In regards to the military contractor defense, the Supreme Court has made clear that "whether the facts establish the conditions for the defense is a question for the jury." Boyle, 487 U.S. at 514. On this summary judgment motion, the Court looks not to whether the Esmet has shown sufficient facts to establish the conditions for the military contractor defense; rather, it looks to whether it is entitled to summary judgment as a matter of law based on that defense. Where, as here, there is a dispute as to whether the facts demonstrate that the United States approved reasonably precise specifications for the Electroline fitting, summary judgment is inappropriate and the jury must decide whether the facts support the application of this defense.
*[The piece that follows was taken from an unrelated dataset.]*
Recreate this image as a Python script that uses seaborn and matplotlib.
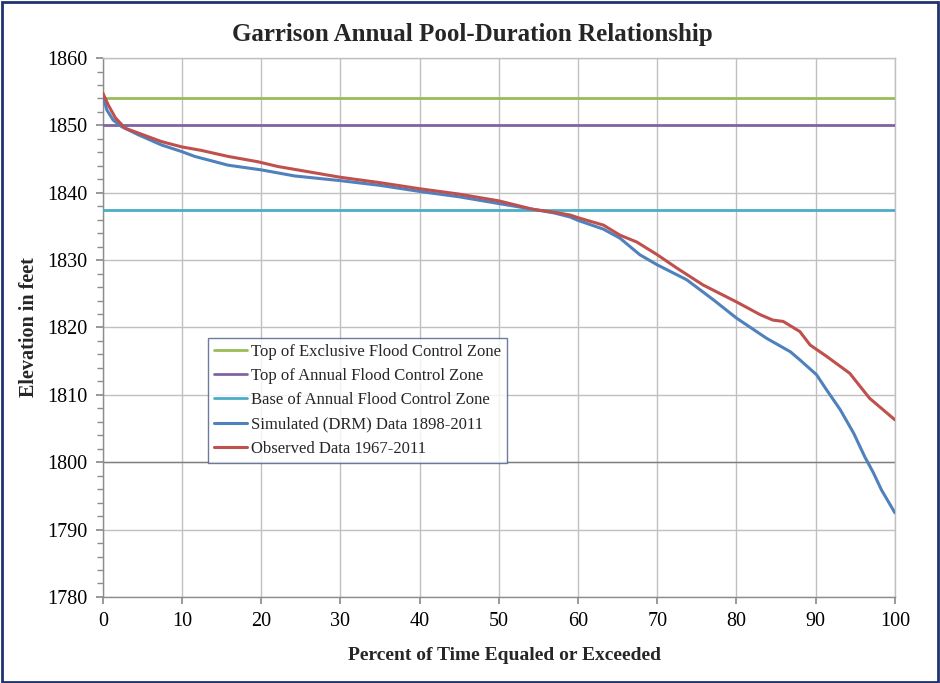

Because it finds that a genuine issue of material fact exists as to the first Boyle condition, the Court need not reach the remaining Boyle conditions.
IV. CONCLUSION
Summary judgment in this case is not appropriate because a genuine issue of material fact exists as to Esmet's ability to meet the first Boyle condition for the use of the military contractor defense. For this reason, Esmet's Motion for Final Summary Judgment is due to be denied.
Accordingly, it is now
ORDERED, ADJUDGED and DECREED:
Defendant Esmet's Motion for Final Summary Judgment (Doc. # 66) is DENIED. DONE and ORDERED in Chambers in Jacksonville, Florida.